Two local mums won a landmark case against the council after it made a 10 per cent reduction to its budget for children with special education needs and disabilities (SEND).

The case, which is the first of its kind in the country, has set a precedent for other upcoming cases, with parents in Hackney and Surrey already launching similar judicial reviews. Bristol council has been ordered to reverse its cuts, which had been done without proper consultation, Judge Barry Cotter QC said in his judgement.

He also said the council was only worried about ‘balancing its books’ and had not taken into consideration how the cuts might impact children, despite its lawyers insisting the council ‘actively promoted’ children’s welfare. ‘There is no evidence, from the extensive paperwork evidencing the defendant’s (council’s) decision-making process, that members of the council had any regard the need to safeguard and promote the welfare of children, still less “actively promote” children’s welfare, when making the decision to proceed with the proposed savings,’ Judge Cotter added.

‘Indeed, the decision-making process appears to be driven entirely from the standpoint of ensuring a balanced budget by 2020/21.’ More than 500 vulnerable children have been left to ‘struggle’ by Bristol Council after the authority failed to carry out a vital yearly review for their needs. Legally the authority has to conduct annual reviews for children with special educational needs who have a care package.

But of the 1,872 children, it only finished 1,360 – leaving more than 500 without a proper assessment. This means vulnerable children are not being given the appropriate care and support, according to Sally Kent who is a member for Bristol Independent SEND Community. The authority is also missing its six week target to assess children for their needs before they enter the educational system.

Sally Kent said: ‘These delays are having a terrible effect on vulnerable children and causing a lot of stress for families. ‘Children’s needs change each year so it’s vital they are assessed to ensure they are getting the appropriate care. ‘I’m sure the council are just understaffed and it’s not more sinister but it’s our children who are paying for it. ‘They need to make children’s education a top priority.’

Last week, two brave Bristol mums who took the council to High Court over its £5 million cuts to SEND children won their case.

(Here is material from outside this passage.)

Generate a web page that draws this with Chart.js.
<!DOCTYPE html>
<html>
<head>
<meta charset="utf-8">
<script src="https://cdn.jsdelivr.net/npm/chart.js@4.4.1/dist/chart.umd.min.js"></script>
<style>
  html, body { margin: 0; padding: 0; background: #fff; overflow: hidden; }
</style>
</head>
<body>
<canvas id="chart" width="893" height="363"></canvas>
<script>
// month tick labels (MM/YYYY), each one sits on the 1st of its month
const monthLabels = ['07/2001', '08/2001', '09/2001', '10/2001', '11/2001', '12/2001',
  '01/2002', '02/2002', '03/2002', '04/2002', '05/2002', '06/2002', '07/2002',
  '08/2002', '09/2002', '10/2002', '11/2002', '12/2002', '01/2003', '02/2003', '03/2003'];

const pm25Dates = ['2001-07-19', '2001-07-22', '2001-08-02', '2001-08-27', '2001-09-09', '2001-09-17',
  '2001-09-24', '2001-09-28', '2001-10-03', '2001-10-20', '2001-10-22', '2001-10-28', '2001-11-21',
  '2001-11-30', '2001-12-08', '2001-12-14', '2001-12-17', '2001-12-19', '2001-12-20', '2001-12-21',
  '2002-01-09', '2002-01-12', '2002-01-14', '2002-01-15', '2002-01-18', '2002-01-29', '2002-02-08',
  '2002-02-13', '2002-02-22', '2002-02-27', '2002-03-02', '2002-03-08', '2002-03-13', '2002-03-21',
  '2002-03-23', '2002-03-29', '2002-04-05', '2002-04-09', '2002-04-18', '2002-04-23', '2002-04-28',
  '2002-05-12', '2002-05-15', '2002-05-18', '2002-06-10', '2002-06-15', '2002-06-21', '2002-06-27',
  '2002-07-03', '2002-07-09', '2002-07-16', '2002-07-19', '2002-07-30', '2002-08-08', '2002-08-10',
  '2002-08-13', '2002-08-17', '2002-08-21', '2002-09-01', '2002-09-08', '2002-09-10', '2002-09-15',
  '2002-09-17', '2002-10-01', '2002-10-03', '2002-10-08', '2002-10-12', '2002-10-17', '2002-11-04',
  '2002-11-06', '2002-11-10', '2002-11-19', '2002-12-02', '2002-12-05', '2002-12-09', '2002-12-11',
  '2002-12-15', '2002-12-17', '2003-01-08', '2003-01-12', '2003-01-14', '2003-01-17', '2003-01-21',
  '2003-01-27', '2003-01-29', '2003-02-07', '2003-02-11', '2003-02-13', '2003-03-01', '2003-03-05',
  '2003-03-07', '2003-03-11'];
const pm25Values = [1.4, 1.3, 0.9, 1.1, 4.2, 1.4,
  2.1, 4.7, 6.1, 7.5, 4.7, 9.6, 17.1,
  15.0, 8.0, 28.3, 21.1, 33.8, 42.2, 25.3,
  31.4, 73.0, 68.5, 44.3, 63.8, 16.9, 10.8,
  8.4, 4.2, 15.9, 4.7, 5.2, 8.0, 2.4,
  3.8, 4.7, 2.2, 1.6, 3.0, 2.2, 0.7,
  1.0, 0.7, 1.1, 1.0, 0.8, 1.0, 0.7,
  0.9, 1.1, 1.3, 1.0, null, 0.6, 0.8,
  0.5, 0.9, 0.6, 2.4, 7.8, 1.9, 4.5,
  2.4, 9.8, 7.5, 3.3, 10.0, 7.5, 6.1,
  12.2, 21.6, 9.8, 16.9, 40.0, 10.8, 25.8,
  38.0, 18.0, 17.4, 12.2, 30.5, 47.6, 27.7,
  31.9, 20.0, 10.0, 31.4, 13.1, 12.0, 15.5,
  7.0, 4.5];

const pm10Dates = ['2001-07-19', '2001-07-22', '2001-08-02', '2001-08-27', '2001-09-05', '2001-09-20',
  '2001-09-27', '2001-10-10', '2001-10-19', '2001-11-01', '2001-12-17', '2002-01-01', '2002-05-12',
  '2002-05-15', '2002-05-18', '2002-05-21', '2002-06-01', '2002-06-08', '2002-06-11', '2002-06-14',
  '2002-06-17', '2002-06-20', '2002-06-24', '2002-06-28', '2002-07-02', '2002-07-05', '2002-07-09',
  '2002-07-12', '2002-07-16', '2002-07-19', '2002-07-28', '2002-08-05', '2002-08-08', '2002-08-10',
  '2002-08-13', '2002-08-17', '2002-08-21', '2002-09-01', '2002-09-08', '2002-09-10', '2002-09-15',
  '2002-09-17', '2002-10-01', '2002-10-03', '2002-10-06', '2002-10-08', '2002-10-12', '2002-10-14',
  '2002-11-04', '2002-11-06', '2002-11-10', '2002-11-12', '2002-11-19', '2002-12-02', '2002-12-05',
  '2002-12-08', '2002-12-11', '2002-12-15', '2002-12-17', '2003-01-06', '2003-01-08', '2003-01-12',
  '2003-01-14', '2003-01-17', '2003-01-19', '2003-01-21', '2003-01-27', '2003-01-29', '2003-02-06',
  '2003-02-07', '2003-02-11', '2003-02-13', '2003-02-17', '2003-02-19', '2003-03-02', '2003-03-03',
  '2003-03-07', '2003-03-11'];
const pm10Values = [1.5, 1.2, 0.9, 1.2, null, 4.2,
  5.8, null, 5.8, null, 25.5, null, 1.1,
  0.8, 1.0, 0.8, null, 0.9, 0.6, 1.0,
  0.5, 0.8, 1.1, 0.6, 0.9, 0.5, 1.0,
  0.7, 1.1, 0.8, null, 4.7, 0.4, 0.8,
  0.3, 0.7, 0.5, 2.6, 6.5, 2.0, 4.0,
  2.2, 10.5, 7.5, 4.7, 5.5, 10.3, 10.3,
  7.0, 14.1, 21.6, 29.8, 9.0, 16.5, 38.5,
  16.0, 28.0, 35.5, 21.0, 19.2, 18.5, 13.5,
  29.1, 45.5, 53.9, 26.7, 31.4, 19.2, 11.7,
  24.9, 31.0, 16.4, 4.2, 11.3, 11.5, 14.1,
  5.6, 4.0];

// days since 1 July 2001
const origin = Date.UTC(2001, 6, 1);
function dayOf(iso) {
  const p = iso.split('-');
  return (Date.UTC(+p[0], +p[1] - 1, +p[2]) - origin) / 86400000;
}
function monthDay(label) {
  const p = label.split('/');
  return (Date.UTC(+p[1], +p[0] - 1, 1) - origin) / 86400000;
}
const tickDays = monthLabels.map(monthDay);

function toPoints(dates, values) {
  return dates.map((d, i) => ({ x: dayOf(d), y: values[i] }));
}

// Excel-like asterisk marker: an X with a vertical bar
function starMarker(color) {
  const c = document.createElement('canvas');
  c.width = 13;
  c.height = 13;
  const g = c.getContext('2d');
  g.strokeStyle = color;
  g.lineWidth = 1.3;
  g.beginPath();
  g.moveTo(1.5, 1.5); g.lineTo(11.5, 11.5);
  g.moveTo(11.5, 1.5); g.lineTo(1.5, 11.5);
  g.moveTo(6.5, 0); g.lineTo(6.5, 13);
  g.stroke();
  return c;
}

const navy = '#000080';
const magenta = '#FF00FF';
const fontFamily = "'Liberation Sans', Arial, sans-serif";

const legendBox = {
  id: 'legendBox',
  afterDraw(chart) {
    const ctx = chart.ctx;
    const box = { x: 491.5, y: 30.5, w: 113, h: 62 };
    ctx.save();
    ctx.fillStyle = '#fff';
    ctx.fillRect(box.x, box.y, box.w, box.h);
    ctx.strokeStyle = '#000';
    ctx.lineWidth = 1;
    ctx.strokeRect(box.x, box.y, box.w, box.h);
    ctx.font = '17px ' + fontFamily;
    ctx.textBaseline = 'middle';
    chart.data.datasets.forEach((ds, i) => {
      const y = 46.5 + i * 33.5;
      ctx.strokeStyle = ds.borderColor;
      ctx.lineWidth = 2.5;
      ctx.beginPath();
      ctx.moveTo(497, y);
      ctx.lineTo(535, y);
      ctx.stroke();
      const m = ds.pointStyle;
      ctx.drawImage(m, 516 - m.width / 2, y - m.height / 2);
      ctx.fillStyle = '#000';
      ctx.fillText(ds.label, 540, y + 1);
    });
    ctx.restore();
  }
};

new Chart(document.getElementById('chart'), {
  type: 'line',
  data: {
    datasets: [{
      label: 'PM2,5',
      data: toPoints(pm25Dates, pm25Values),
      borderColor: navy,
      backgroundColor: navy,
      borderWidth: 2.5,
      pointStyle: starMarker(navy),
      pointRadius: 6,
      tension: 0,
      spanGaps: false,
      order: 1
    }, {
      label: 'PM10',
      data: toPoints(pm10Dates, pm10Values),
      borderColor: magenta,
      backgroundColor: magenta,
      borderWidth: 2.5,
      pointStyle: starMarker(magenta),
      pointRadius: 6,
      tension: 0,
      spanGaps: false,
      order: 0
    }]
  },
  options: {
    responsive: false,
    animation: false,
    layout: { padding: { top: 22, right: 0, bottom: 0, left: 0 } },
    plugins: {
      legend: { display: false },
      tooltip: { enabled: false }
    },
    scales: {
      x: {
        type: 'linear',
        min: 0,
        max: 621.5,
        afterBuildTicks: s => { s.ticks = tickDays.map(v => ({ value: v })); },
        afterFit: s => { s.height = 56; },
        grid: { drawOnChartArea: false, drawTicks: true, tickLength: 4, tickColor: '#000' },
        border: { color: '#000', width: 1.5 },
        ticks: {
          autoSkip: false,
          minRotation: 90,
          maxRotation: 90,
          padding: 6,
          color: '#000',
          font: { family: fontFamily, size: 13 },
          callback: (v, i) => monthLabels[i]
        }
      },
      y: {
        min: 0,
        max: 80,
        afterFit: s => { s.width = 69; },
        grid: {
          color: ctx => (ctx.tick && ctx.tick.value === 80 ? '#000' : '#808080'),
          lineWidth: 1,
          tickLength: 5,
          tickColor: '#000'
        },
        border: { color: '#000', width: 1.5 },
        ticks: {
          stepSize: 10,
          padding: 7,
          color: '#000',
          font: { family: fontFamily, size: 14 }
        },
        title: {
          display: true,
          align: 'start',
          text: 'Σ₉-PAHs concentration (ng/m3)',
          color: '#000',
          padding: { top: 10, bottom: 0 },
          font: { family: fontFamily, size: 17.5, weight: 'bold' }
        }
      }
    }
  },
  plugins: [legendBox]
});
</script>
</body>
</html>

Judges ordered the court to reverse the spending slashes and said they were not lawful. One mum, who wished not to be named, said delaying an assessment for a child has huge ramifications.

She said: ‘Every time there is a delay like this on a child’s case it often means the child in question will be struggling to cope in a setting that does not have adequate support to meet their needs.

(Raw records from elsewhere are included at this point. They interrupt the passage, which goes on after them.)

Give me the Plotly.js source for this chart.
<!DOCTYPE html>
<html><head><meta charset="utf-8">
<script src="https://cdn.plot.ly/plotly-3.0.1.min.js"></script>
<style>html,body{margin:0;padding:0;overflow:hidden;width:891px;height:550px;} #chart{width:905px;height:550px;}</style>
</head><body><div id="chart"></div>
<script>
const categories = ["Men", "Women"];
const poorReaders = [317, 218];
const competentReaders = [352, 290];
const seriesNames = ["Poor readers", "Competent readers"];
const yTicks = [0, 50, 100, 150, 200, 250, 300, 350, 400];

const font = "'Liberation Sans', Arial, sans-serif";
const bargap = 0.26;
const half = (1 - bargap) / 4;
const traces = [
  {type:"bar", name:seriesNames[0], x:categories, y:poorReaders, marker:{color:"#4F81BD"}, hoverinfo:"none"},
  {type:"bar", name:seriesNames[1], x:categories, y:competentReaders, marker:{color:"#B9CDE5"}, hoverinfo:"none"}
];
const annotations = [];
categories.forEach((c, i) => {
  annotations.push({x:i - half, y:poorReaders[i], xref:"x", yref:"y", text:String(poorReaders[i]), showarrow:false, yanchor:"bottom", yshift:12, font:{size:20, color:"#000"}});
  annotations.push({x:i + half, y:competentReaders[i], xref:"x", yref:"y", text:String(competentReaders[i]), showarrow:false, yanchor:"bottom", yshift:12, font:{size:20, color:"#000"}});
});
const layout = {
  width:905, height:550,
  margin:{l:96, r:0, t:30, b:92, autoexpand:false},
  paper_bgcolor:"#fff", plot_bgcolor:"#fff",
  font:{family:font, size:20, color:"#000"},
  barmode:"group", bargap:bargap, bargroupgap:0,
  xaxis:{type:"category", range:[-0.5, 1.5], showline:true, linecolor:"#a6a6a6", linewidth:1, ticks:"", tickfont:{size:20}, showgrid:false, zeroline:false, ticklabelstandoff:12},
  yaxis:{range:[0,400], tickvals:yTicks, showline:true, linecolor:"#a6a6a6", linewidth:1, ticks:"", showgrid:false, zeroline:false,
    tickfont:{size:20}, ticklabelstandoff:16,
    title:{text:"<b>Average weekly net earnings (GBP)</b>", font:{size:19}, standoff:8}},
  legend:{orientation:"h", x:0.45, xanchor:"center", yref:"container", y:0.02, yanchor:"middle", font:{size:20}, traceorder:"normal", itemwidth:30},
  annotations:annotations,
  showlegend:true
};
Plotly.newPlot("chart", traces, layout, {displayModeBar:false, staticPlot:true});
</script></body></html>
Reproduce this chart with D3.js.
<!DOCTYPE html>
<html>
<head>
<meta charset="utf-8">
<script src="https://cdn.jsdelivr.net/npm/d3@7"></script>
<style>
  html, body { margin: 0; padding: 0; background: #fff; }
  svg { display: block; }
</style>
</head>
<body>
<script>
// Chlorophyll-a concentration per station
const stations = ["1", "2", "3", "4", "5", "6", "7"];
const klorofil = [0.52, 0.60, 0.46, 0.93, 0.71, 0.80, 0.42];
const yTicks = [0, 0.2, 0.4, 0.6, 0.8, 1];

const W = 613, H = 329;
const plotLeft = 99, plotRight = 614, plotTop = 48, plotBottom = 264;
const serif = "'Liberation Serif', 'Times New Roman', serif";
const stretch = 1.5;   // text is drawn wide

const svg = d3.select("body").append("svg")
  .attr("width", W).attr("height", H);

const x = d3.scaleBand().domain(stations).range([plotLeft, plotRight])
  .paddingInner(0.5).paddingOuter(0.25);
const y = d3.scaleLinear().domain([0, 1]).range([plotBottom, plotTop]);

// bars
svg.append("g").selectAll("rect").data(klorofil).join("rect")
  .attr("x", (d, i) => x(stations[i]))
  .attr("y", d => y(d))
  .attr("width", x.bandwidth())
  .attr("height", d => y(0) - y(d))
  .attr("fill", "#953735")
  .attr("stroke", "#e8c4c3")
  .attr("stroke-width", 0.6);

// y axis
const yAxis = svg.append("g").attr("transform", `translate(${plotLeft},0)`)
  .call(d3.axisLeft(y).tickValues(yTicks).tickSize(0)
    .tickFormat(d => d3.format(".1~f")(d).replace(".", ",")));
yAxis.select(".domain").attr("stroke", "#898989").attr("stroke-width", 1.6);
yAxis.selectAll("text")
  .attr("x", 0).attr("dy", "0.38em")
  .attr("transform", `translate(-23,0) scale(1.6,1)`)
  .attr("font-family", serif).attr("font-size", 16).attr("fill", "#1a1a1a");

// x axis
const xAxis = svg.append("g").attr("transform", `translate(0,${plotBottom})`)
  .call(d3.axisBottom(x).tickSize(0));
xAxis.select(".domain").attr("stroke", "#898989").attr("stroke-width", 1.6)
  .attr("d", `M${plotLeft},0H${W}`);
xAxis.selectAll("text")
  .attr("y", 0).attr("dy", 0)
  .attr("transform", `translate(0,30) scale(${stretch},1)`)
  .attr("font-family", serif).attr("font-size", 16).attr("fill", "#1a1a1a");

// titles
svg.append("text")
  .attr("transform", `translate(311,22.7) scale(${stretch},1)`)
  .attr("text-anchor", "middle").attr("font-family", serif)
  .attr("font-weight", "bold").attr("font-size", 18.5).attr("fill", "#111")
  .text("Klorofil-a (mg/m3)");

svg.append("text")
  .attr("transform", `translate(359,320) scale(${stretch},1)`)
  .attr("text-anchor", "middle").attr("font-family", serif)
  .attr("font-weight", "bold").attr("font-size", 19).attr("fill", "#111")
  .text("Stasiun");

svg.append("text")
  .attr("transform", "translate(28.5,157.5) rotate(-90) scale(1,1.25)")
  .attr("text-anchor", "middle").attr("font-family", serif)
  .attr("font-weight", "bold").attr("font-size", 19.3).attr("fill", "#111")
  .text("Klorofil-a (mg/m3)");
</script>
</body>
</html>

‘In some cases children are being regularly excluded, because their schools are ill equipped to support them from their existing resources and expertise: places a huge strain on the teachers who have a duty to support all the children in their class and affects the other children in the class as well. ‘The knock on effect of children with SEND being inadequately supported while they “wait” for needs assessments and appropriate specified support cannot be underestimated.’

Cllr Anna Keen, cabinet member for education and skills, said: ‘Demand has been increasing at an unprecedented rate over the past year and colleagues are working extremely hard to keep up with requests. ‘Since the end of June we’ve seen applications for statutory assessments increase by 100% and all of these will be responded to within the six week timescale we aim for. ‘Helping families get the support they are eligible for as soon as possible is hugely important to us and we are recruiting more staff for our SEND and inclusion services to help make workloads more manageable and ensure expected timescales are met.’